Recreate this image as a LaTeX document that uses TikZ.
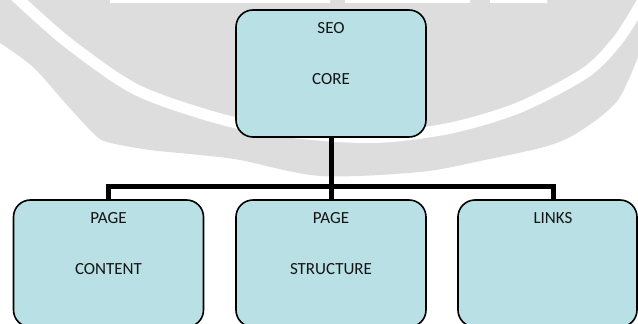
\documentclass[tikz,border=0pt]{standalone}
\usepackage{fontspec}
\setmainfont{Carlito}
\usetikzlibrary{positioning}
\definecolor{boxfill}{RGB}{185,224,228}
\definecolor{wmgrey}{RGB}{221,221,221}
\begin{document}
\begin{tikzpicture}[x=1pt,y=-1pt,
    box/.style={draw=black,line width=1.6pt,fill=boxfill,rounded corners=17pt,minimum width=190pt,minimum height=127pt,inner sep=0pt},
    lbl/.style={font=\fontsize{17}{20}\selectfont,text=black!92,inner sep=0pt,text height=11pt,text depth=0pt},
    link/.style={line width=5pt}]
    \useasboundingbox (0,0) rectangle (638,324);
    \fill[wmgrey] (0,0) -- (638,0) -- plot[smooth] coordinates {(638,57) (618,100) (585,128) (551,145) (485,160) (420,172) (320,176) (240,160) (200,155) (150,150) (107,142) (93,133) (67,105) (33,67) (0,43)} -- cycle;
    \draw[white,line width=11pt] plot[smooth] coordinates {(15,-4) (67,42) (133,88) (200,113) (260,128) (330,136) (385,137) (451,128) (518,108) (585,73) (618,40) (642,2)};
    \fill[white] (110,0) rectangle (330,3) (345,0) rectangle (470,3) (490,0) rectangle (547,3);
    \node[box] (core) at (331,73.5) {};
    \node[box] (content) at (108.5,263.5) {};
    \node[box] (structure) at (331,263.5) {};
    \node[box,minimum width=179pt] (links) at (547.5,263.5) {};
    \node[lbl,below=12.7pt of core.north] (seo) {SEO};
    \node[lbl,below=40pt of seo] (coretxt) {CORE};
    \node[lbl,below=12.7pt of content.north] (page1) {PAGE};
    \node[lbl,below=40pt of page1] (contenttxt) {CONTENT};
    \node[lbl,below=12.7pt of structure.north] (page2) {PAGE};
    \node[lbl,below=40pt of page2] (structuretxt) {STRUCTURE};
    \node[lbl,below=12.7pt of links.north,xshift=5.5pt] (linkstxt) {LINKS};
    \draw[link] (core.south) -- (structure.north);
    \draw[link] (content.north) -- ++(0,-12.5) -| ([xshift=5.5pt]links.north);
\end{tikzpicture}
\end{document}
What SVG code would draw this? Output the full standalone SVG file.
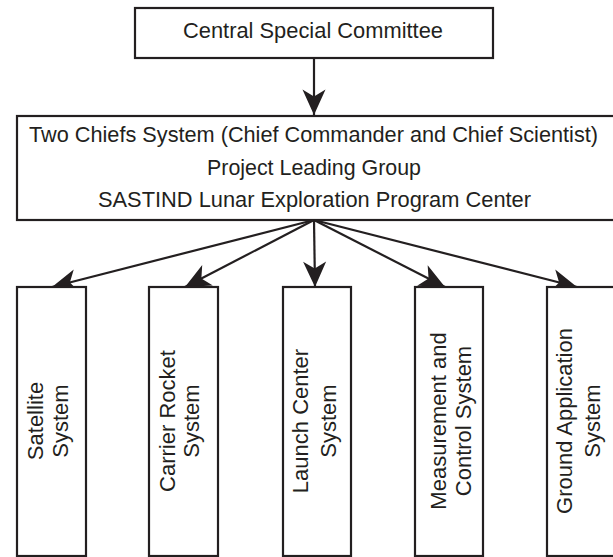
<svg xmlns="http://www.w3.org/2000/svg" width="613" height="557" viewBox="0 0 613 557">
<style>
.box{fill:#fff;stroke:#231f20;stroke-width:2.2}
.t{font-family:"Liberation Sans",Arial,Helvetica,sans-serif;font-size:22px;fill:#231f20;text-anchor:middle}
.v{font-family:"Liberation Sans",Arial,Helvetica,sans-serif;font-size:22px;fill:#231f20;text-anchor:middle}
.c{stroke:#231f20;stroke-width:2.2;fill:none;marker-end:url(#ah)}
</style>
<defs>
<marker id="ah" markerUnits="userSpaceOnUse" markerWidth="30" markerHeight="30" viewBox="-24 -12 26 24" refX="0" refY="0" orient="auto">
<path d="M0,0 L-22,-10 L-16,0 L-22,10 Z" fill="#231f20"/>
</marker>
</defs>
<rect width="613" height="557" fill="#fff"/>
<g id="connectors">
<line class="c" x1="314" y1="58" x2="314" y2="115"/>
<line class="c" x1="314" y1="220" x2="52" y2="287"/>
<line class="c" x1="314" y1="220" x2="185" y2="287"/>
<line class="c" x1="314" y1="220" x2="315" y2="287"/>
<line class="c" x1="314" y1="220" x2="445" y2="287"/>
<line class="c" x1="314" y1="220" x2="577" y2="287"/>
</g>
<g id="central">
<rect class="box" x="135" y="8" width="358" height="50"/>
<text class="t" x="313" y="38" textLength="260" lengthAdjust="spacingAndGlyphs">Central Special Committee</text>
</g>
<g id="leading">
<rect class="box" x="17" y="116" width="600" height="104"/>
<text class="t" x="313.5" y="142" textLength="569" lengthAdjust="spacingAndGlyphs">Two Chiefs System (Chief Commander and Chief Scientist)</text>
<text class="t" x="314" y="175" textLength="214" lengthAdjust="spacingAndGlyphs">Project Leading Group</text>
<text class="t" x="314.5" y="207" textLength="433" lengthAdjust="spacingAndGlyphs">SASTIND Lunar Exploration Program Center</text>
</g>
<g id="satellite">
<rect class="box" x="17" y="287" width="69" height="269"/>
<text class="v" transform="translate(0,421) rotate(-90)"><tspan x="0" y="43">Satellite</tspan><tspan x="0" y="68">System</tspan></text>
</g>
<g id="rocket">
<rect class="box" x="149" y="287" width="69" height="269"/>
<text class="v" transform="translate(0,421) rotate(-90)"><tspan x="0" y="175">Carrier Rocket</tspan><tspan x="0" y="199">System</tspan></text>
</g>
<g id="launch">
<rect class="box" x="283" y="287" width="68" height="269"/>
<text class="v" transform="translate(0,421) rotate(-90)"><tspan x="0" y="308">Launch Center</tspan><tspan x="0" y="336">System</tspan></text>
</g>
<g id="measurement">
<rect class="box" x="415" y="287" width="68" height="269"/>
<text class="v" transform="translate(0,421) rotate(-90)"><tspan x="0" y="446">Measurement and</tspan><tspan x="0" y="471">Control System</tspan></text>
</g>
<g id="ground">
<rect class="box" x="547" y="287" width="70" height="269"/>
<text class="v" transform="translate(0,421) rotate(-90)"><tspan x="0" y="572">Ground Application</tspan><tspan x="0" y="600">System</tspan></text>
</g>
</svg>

┄┄┄┄┄┄┄┄┄┄

GIVEN REQUEST >> The entries above should be reproduced exactly, without their pictures.

ANSWER FOR THIS EXERCISE >>
Recreate this image as a LaTeX document that uses TikZ.
\documentclass[tikz,border=0pt]{standalone}
\usepackage{fontspec}
\setmainfont{Carlito}
\usetikzlibrary{positioning}
\definecolor{boxfill}{RGB}{185,224,228}
\definecolor{wmgrey}{RGB}{221,221,221}
\begin{document}
\begin{tikzpicture}[x=1pt,y=-1pt,
    box/.style={draw=black,line width=1.6pt,fill=boxfill,rounded corners=17pt,minimum width=190pt,minimum height=127pt,inner sep=0pt},
    lbl/.style={font=\fontsize{17}{20}\selectfont,text=black!92,inner sep=0pt,text height=11pt,text depth=0pt},
    link/.style={line width=5pt}]
    \useasboundingbox (0,0) rectangle (638,324);
    \fill[wmgrey] (0,0) -- (638,0) -- plot[smooth] coordinates {(638,57) (618,100) (585,128) (551,145) (485,160) (420,172) (320,176) (240,160) (200,155) (150,150) (107,142) (93,133) (67,105) (33,67) (0,43)} -- cycle;
    \draw[white,line width=11pt] plot[smooth] coordinates {(15,-4) (67,42) (133,88) (200,113) (260,128) (330,136) (385,137) (451,128) (518,108) (585,73) (618,40) (642,2)};
    \fill[white] (110,0) rectangle (330,3) (345,0) rectangle (470,3) (490,0) rectangle (547,3);
    \node[box] (core) at (331,73.5) {};
    \node[box] (content) at (108.5,263.5) {};
    \node[box] (structure) at (331,263.5) {};
    \node[box,minimum width=179pt] (links) at (547.5,263.5) {};
    \node[lbl,below=12.7pt of core.north] (seo) {SEO};
    \node[lbl,below=40pt of seo] (coretxt) {CORE};
    \node[lbl,below=12.7pt of content.north] (page1) {PAGE};
    \node[lbl,below=40pt of page1] (contenttxt) {CONTENT};
    \node[lbl,below=12.7pt of structure.north] (page2) {PAGE};
    \node[lbl,below=40pt of page2] (structuretxt) {STRUCTURE};
    \node[lbl,below=12.7pt of links.north,xshift=5.5pt] (linkstxt) {LINKS};
    \draw[link] (core.south) -- (structure.north);
    \draw[link] (content.north) -- ++(0,-12.5) -| ([xshift=5.5pt]links.north);
\end{tikzpicture}
\end{document}
What SVG code would draw this? Output the full standalone SVG file.
<svg xmlns="http://www.w3.org/2000/svg" width="613" height="557" viewBox="0 0 613 557">
<style>
.box{fill:#fff;stroke:#231f20;stroke-width:2.2}
.t{font-family:"Liberation Sans",Arial,Helvetica,sans-serif;font-size:22px;fill:#231f20;text-anchor:middle}
.v{font-family:"Liberation Sans",Arial,Helvetica,sans-serif;font-size:22px;fill:#231f20;text-anchor:middle}
.c{stroke:#231f20;stroke-width:2.2;fill:none;marker-end:url(#ah)}
</style>
<defs>
<marker id="ah" markerUnits="userSpaceOnUse" markerWidth="30" markerHeight="30" viewBox="-24 -12 26 24" refX="0" refY="0" orient="auto">
<path d="M0,0 L-22,-10 L-16,0 L-22,10 Z" fill="#231f20"/>
</marker>
</defs>
<rect width="613" height="557" fill="#fff"/>
<g id="connectors">
<line class="c" x1="314" y1="58" x2="314" y2="115"/>
<line class="c" x1="314" y1="220" x2="52" y2="287"/>
<line class="c" x1="314" y1="220" x2="185" y2="287"/>
<line class="c" x1="314" y1="220" x2="315" y2="287"/>
<line class="c" x1="314" y1="220" x2="445" y2="287"/>
<line class="c" x1="314" y1="220" x2="577" y2="287"/>
</g>
<g id="central">
<rect class="box" x="135" y="8" width="358" height="50"/>
<text class="t" x="313" y="38" textLength="260" lengthAdjust="spacingAndGlyphs">Central Special Committee</text>
</g>
<g id="leading">
<rect class="box" x="17" y="116" width="600" height="104"/>
<text class="t" x="313.5" y="142" textLength="569" lengthAdjust="spacingAndGlyphs">Two Chiefs System (Chief Commander and Chief Scientist)</text>
<text class="t" x="314" y="175" textLength="214" lengthAdjust="spacingAndGlyphs">Project Leading Group</text>
<text class="t" x="314.5" y="207" textLength="433" lengthAdjust="spacingAndGlyphs">SASTIND Lunar Exploration Program Center</text>
</g>
<g id="satellite">
<rect class="box" x="17" y="287" width="69" height="269"/>
<text class="v" transform="translate(0,421) rotate(-90)"><tspan x="0" y="43">Satellite</tspan><tspan x="0" y="68">System</tspan></text>
</g>
<g id="rocket">
<rect class="box" x="149" y="287" width="69" height="269"/>
<text class="v" transform="translate(0,421) rotate(-90)"><tspan x="0" y="175">Carrier Rocket</tspan><tspan x="0" y="199">System</tspan></text>
</g>
<g id="launch">
<rect class="box" x="283" y="287" width="68" height="269"/>
<text class="v" transform="translate(0,421) rotate(-90)"><tspan x="0" y="308">Launch Center</tspan><tspan x="0" y="336">System</tspan></text>
</g>
<g id="measurement">
<rect class="box" x="415" y="287" width="68" height="269"/>
<text class="v" transform="translate(0,421) rotate(-90)"><tspan x="0" y="446">Measurement and</tspan><tspan x="0" y="471">Control System</tspan></text>
</g>
<g id="ground">
<rect class="box" x="547" y="287" width="70" height="269"/>
<text class="v" transform="translate(0,421) rotate(-90)"><tspan x="0" y="572">Ground Application</tspan><tspan x="0" y="600">System</tspan></text>
</g>
</svg>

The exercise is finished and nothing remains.